Boiled down to its basics, positive reinforcement balanced with negative punishment, works for everything capable of percieving reward.
To date that is: dogs, cats, horses, elephants, rhinos, gorillas, various smaller aps and monkeys, dolphins, seals, sea lions, big cats, giraffes... butterflies even.
What varies is how you apply it, what reinforcer you use, how it is delivered, how you manage the environment you work in, how small your training criteria and how rapidly you broaden them or refine them.
Teaching a dog who likes food not to jump up as someone walks in the room, I may well scatter moderate value food on the floor in the other direction.
Teaching a gorilla to present to the enclosure bars to take a shot, I won't be scattering kibble now will I.
Teaching a butterfly to fly to a mark on a cue... I'll be pairing the presentation of food with the cue, on the mark, and then gradually increasing the distance that mark, that the butterflies are released at.
Teaching a dog who loves balls or tugs more than cheese - I'll be using balls and tugs, not cheese (though I may also use Pre-Macks principle, to increase the value of cheese, because using toys as your only reinforcer is somewhat limiting).
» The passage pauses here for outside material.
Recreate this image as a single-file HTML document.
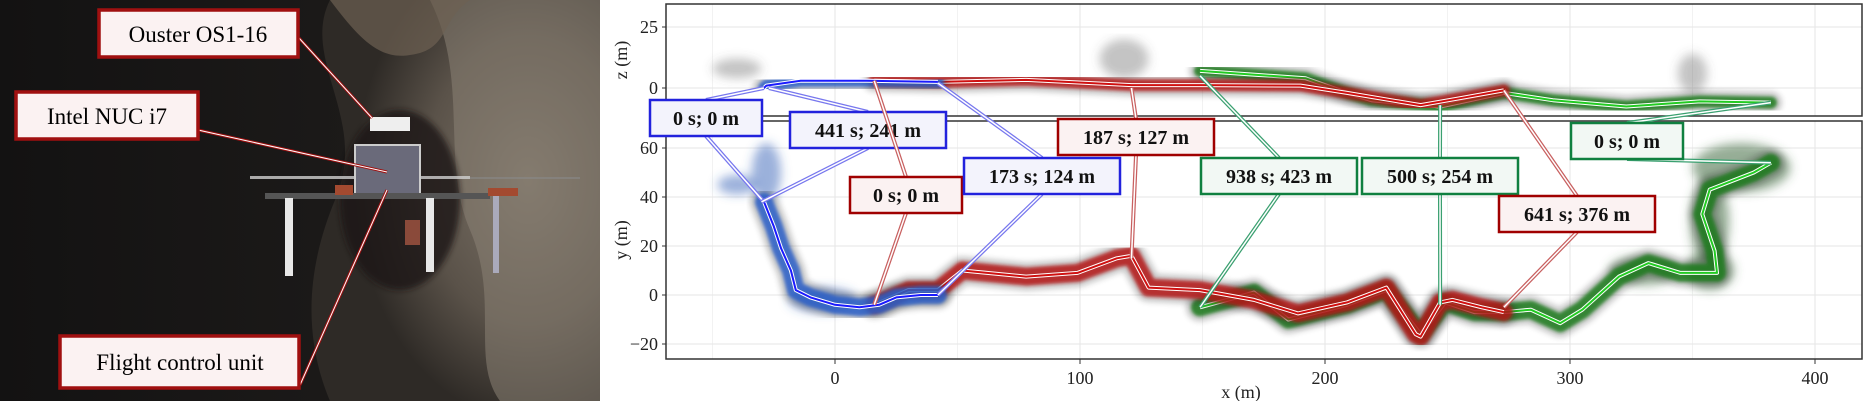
<!DOCTYPE html>
<html><head><meta charset="utf-8">
<style>
html,body{margin:0;padding:0;background:#fff;width:1870px;height:401px;overflow:hidden}
svg{display:block}
text{font-family:"Liberation Serif",serif}
</style></head>
<body>
<svg id="fig" width="1870" height="401" viewBox="0 0 1870 401" xmlns="http://www.w3.org/2000/svg">
<defs>
  <radialGradient id="rockG" cx="0.75" cy="0.45" r="0.6">
    <stop offset="0" stop-color="#7d7468"/><stop offset="0.6" stop-color="#5a5249"/><stop offset="1" stop-color="#2e2a26"/>
  </radialGradient>
  <linearGradient id="darkG" x1="0" y1="0" x2="1" y2="0">
    <stop offset="0" stop-color="#131212"/><stop offset="0.6" stop-color="#1c1a19"/><stop offset="1" stop-color="#2a2623"/>
  </linearGradient>
  <filter id="blur4"><feGaussianBlur stdDeviation="3"/></filter>
  <filter id="blur6"><feGaussianBlur stdDeviation="5"/></filter>
  <filter id="blur2"><feGaussianBlur stdDeviation="1.5"/></filter>
  <clipPath id="clipTop"><rect x="666" y="4" width="1196" height="112"/></clipPath>
  <clipPath id="clipBot"><rect x="666" y="121" width="1196" height="238"/></clipPath>
</defs>

<!-- PHOTO -->
<g>
  <rect x="0" y="0" width="600" height="401" fill="url(#darkG)"/>
  <path d="M330,0 L600,0 L600,401 L330,401 C300,330 310,260 335,200 C370,120 300,60 330,0Z" fill="url(#rockG)"/>
  <path d="M430,0 C470,80 440,160 470,230 C500,300 470,360 500,401 L600,401 L600,0Z" fill="#8a8275" opacity="0.55"/>
  <path d="M330,0 C360,40 380,60 410,55 C450,50 440,20 470,0Z" fill="#6e6152" opacity="0.7"/>
  <ellipse cx="400" cy="200" rx="60" ry="90" fill="#1a1816" opacity="0.8" filter="url(#blur4)"/>
  <g>
    <rect x="250" y="176" width="220" height="3" fill="#cfcfcf" opacity="0.8"/>
    <rect x="470" y="177" width="110" height="2" fill="#888" opacity="0.6"/>
    <rect x="370" y="117" width="40" height="14" fill="#eee"/>
    <rect x="355" y="145" width="65" height="50" fill="#6a6a7a" stroke="#ccc" stroke-width="2"/>
    <rect x="265" y="193" width="225" height="6" fill="#555"/>
    <rect x="285" y="198" width="8" height="78" fill="#e8e8e8"/>
    <rect x="426" y="198" width="8" height="74" fill="#e8e8e8"/>
    <rect x="493" y="195" width="6" height="78" fill="#aab"/>
    <rect x="335" y="185" width="18" height="10" fill="#a34a30"/>
    <rect x="488" y="188" width="30" height="8" fill="#a34a30"/>
    <rect x="405" y="220" width="15" height="25" fill="#8a4a3a"/>
  </g>
  <g stroke="#a01010" stroke-width="3" fill="none">
    <line x1="299" y1="38" x2="372" y2="118"/>
    <line x1="198" y1="130" x2="387" y2="172"/>
    <line x1="300" y1="385" x2="387" y2="190"/>
  </g>
  <g stroke="#fff" stroke-width="1" fill="none">
    <line x1="299" y1="38" x2="372" y2="118"/>
    <line x1="198" y1="130" x2="387" y2="172"/>
    <line x1="300" y1="385" x2="387" y2="190"/>
  </g>
  <g>
    <rect x="99" y="10" width="199" height="47" fill="#fbf2f2" stroke="#a01010" stroke-width="3.5"/>
    <text x="198" y="42" font-size="23" text-anchor="middle">Ouster OS1-16</text>
  </g>
  <g>
    <rect x="16" y="92" width="182" height="47" fill="#fbf2f2" stroke="#a01010" stroke-width="3.5"/>
    <text x="107" y="124" font-size="23" text-anchor="middle">Intel NUC i7</text>
  </g>
  <g>
    <rect x="60" y="336" width="239" height="52" fill="#fbf2f2" stroke="#a01010" stroke-width="3.5"/>
    <text x="180" y="370" font-size="23" text-anchor="middle">Flight control unit</text>
  </g>
</g>

<g id="chart"></g>
</svg>

<script>
// ---- data (metres) ----
const xTicks = [0, 100, 200, 300, 400];
const zTicks = [0, 25];
const yTicks = [-20, 0, 20, 40, 60];
const blueXY = [[-29,38],[-25,28],[-22,19],[-18,10],[-16,2],[-10,-1],[0,-4],[10,-5],[18,-4],[25,-1],[35,0],[42,0]];
const redXY = [[16,-4],[30,2],[42,2],[52,10],[78,7.5],[99,9],[115,15],[121,16],[128,3],[149,2],[171,-2],[189,-7.5],[209,-3],[225,3],[237,-16],[239,-17],[247,-3],[252,-2],[264,-5],[273,-7]];
const greenXY = [[382,54],[375,50],[357,43],[354,33],[359,18],[360,9],[345,9],[332,13],[320,7.5],[305,-6],[296,-11.5],[284,-6],[273,-7],[261,-7],[249,-3],[239,-16],[225,2],[209,-4],[185,-10],[171,1],[149,-5]];
const blueXZ = [[-29,0],[-28,1],[-14,3],[13,3],[42,2.5]];
const redXZ = [[16,3],[42,2.5],[78,3.3],[121,1.2],[149,1.2],[190,1],[209,-2],[239,-7],[256,-4],[273,-1]];
const greenXZ = [[382,-6],[353,-5.5],[323,-7.6],[293,-5],[273,-2],[247,-7.6],[219,-5],[209,-2],[192,4],[149,7]];
// point-cloud blobs: [x, y, rx(m), ry(m)]
const greenCloudXY = [[370,52,20,10],[357,30,8,18],[357,10,10,8],[330,10,14,6]];
const blueCloudXY = [[-28,50,6,12],[-5,-2,14,5],[-40,45,8,4]];
const grayCloudXZ = [[118,12,10,8],[-40,8,10,4],[350,6,6,8]];
const labels = ["0 s; 0 m","441 s; 241 m","0 s; 0 m","173 s; 124 m","187 s; 127 m","938 s; 423 m","500 s; 254 m","641 s; 376 m","0 s; 0 m"];
const labelPhase = ["blue","blue","red","blue","red","green","green","red","green"];
const labelTopTarget = [[-29,0],[-27,0],[16,3],[42,2],[121,0],[149,5],[247,-7],[273,-1],[382,-6]];
const labelBotTarget = [[-29,38],[-30,38],[16,-4],[42,0],[121,15],[149,-5],[247,-4],[273,-5],[382,54]];
const labelCenter = [[706,118],[868,130],[906,195],[1042,176],[1136,137],[1279,176],[1440,176],[1577,214],[1627,141]];

// ---- scales ----
const X0=835, XS=2.45;
const sx = v => X0 + v*XS;
const szTop = v => 88 - v*2.44;
const syBot = v => 295 - v*2.45;
const NS="http://www.w3.org/2000/svg";
const chart=document.getElementById('chart');
function mk(tag, attrs, parent){const e=document.createElementNS(NS,tag);for(const k in attrs)e.setAttribute(k,attrs[k]);(parent||chart).appendChild(e);return e;}

const colors={blue:{halo:"#2b5fc8",line:"#1a1aff",box:"#2222dd",fill:"#f3f3fc",arrow:"#7777ee"},
red:{halo:"#b41414",line:"#d01010",box:"#a00000",fill:"#fbf2f2",arrow:"#c86060"},
green:{halo:"#1d7a1d",line:"#22cc22",box:"#108040",fill:"#f2f8f4",arrow:"#3aa070"}};

const panels=[{y1:4,y2:116,ticks:zTicks,sc:szTop,title:"z (m)",clip:"clipTop",name:"xz-panel"},
{y1:121,y2:359,ticks:yTicks,sc:syBot,title:"y (m)",clip:"clipBot",name:"xy-panel"}];
panels.forEach(p=>{
  const g=mk('g',{});
  
  
  mk('rect',{x:666,y:p.y1,width:1196,height:p.y2-p.y1,fill:"#fff"},g);
  xTicks.concat([-50,50,150,250,350]).forEach(t=>{
    const l=mk('line',{x1:sx(t),x2:sx(t),y1:p.y1,y2:p.y2,stroke:t%100===0?"#e6e6e6":"#f2f2f2","stroke-width":1},g);
    
    
  });
  p.ticks.forEach(t=>{
    const l=mk('line',{x1:666,x2:1862,y1:p.sc(t),y2:p.sc(t),stroke:"#e6e6e6","stroke-width":1},g);
    
    
    mk('line',{x1:662,x2:666,y1:p.sc(t),y2:p.sc(t),stroke:"#333"},g);
    const tx=mk('text',{x:658,y:p.sc(t)+6,"font-size":18,"text-anchor":"end",fill:"#222"},g);
    tx.textContent=t<0?"\u2212"+Math.abs(t):String(t);
    
    
  });
  const cy=(p.y1+p.y2)/2;
  const tt=mk('text',{x:627,y:cy,"font-size":18,"text-anchor":"middle",transform:`rotate(-90 627 ${cy})`,fill:"#222"},g);
  tt.textContent=p.title;
  
  
});

function blobs(arr,sc,col,op,clip,name){
  const g=mk('g',{"clip-path":`url(#${clip})`,filter:"url(#blur6)"});
  
  
  arr.forEach(b=>{
    mk('ellipse',{cx:sx(b[0]),cy:sc(b[1]),rx:b[2]*XS,ry:b[3]*2.45,fill:col,opacity:op},g);
  });
}
blobs(greenCloudXY,syBot,"#3f6a3f",0.55,"clipBot","green-point-cloud");
blobs(blueCloudXY,syBot,"#3a64b8",0.5,"clipBot","blue-point-cloud");
blobs(grayCloudXZ,szTop,"#555",0.35,"clipTop","gray-point-cloud");

function pts(arr,sc){return arr.map(d=>sx(d[0]).toFixed(1)+","+sc(d[1]).toFixed(1)).join(" ");}
function drawPath(arr,sc,phase,clip,name,w){
  const g=mk('g',{"clip-path":`url(#${clip})`});
  
  
  const c=colors[phase];
  mk('polyline',{points:pts(arr,sc),fill:"none",stroke:"#222","stroke-width":w+10,opacity:0.25,"stroke-linejoin":"round","stroke-linecap":"round",filter:"url(#blur4)"},g);
  mk('polyline',{points:pts(arr,sc),fill:"none",stroke:c.halo,"stroke-width":w,opacity:0.85,"stroke-linejoin":"round","stroke-linecap":"round",filter:"url(#blur2)"},g);
  mk('polyline',{points:pts(arr,sc),fill:"none",stroke:"#fff","stroke-width":4,"stroke-linejoin":"round"},g);
  mk('polyline',{points:pts(arr,sc),fill:"none",stroke:c.line,"stroke-width":2,"stroke-linejoin":"round"},g);
}
drawPath(greenXY,syBot,"green","clipBot","green-trajectory-xy",18);
drawPath(redXY,syBot,"red","clipBot","red-trajectory-xy",18);
drawPath(blueXY,syBot,"blue","clipBot","blue-trajectory-xy",18);
drawPath(greenXZ,szTop,"green","clipTop","green-trajectory-xz",12);
drawPath(redXZ,szTop,"red","clipTop","red-trajectory-xz",12);
drawPath(blueXZ,szTop,"blue","clipTop","blue-trajectory-xz",12);

panels.forEach(p=>{
  const r=mk('rect',{x:666,y:p.y1,width:1196,height:p.y2-p.y1,fill:"none",stroke:"#333","stroke-width":1.5});
  
  
});
xTicks.forEach(t=>{
  mk('line',{x1:sx(t),x2:sx(t),y1:359,y2:364,stroke:"#333"});
  const tx=mk('text',{x:sx(t),y:384,"font-size":18,"text-anchor":"middle",fill:"#222"});
  tx.textContent=String(t);
  
  
});
const xt=mk('text',{x:1241,y:398,"font-size":18,"text-anchor":"middle",fill:"#222"});
xt.textContent="x (m)";



function arrow(x1,y1,x2,y2,col){
  mk('line',{x1,y1,x2,y2,stroke:col,"stroke-width":4});
  mk('line',{x1,y1,x2,y2,stroke:"#fff","stroke-width":1.5});
}
labels.forEach((lab,i)=>{
  const c=colors[labelPhase[i]];
  const [cx,cy]=labelCenter[i];
  const w=lab.length*11+24, h=36;
  const tT=labelTopTarget[i], tB=labelBotTarget[i];
  arrow(cx,cy-h/2,sx(tT[0]),szTop(tT[1]),c.arrow);
  arrow(cx,cy+h/2,sx(tB[0]),syBot(tB[1]),c.arrow);
  const g=mk('g',{});
  
  
  mk('rect',{x:cx-w/2,y:cy-h/2,width:w,height:h,fill:c.fill,stroke:c.box,"stroke-width":2.5},g);
  const t=mk('text',{x:cx,y:cy+7,"font-size":20,"font-weight":"bold","text-anchor":"middle",fill:"#111"},g);
  t.textContent=lab;
});
</script>
</body></html>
I choose this pairing of the quadrants of learning theory not particularly because they're 'nice' and 'kind' although, properly used, they are.
I choose them because they are effective, and the risk of things going wrong in a way that is hard to reverse, or in a way that causes harm, is incredibly low and for the most part I can figure out what the risky points are and mitigate that risk easily.
The other pair - positive punishment and negative reinforcement - the risks are high and whilst I may be aware of them (I am, but a lot of trainers using these methods are not, and most owners using them are not!) I cannot easily avoid those risks. With these options, you only tend to find out you've done harm after you've done harm, at which point it is very difficult to undo.
For example - choosing the intensity level of a shock collar.
- Start with the collar on low, increase the setting over several sessions until the results are what you want - however this runs the risk of desensitizing the dog to the collar settings, so in an emergency situation when you really need it to work it doesn't - and the time you find that out is... the emergency situation.
- Start with the collar high - its a gamble as to how high that should be. Not high enough, see the first bullet point. Too high, dog experiences a 'single event learning' situation where they pair the extreme pain with whatever they were looking at/thinking about at the time. EG dog was thinking about running in the yard. Dog is now terrified to go into the yard. Dog was looking at the delivery person as some of them bring biscuits - dog now links delivery people with extreme pain. Dog first experiences the high shock on seeing a child with a dog - owners intent is to stop their dog running over to other dogs. Dog actually learns 'small children and dogs = extreme pain, better attack them before they can hurt you'... (nb. All of these are real life examples. The latter two caused the dogs to lose their lives.)
I do understand why people go for the quick fix aversive option - they're desperate for a solution to a problem, and in their desperation either they do not understand the risks they are taking at all or, they have some idea but feel it is justified.